In January, Dallas grocery stores will start charging customers 5 cents a bag under a new ordinance designed to encourage shoppers to bring their own bags. Target is already encouraging Dallas customers to break the plastic bag habit by offering a 5-cent-a-bag discount to shoppers who remember to bring their own.
 
Dallas shoppers interviewed over the weekend said they aren’t hoarding plastic shopping bags yet, but some said they may start.
 
Jane Hulsey of Dallas was leaving the Albertsons at Casa Linda shopping center in East Dallas on Saturday with four plastic grocery bags that will cost her 20 cents in January. “Groceries are so expensive, and if I added 20 cents every time, that adds up,” she said.
 
“I think it’s terrible. They come in handy. I line the wastebaskets in the bathrooms,” Hulsey said. “But I don’t want them in my yard either. It takes so little effort not to put them on the ground.”
 
Retailers will keep half a cent of the 5 cents to cover the expenses of administering the Dallas program. The rest of the money will go to the city on a quarterly basis.
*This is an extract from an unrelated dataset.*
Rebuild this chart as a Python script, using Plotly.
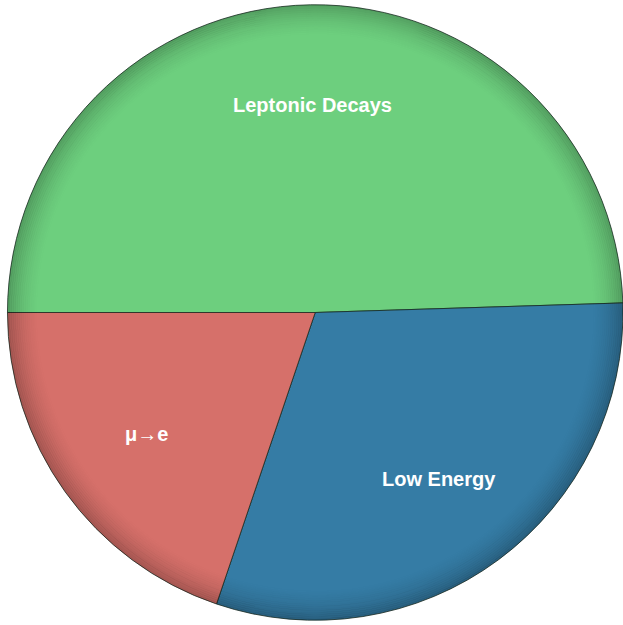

Stores have to keep records for at least one year on the number of bags supplied to customers and the amount of fees collected.
 
Last month, Texas Attorney General Greg Abbott issued an opinion saying that collecting fees for plastic bags violates state law.
 
But the Texas Retailers Association isn’t planning to sue the city of Dallas over its new ordinance, said Kroger spokesman Gary Huddleston, an active member of the group.
 
“We’re going to comply with the law, but our nine Dallas stores will have different printed bags than the rest of our stores, and these stores will have signs and reporting requirements,” he said.
 
Kroger will also remove its plastic recycling bins in the Dallas stores because it’s worried that people will start taking bags out of it, which creates food safety issues, Huddleston said.
 
Maybe there’s a silver lining for grocers, he said. “People will have to buy more plastic bags from us for their small trash cans and dog residue.”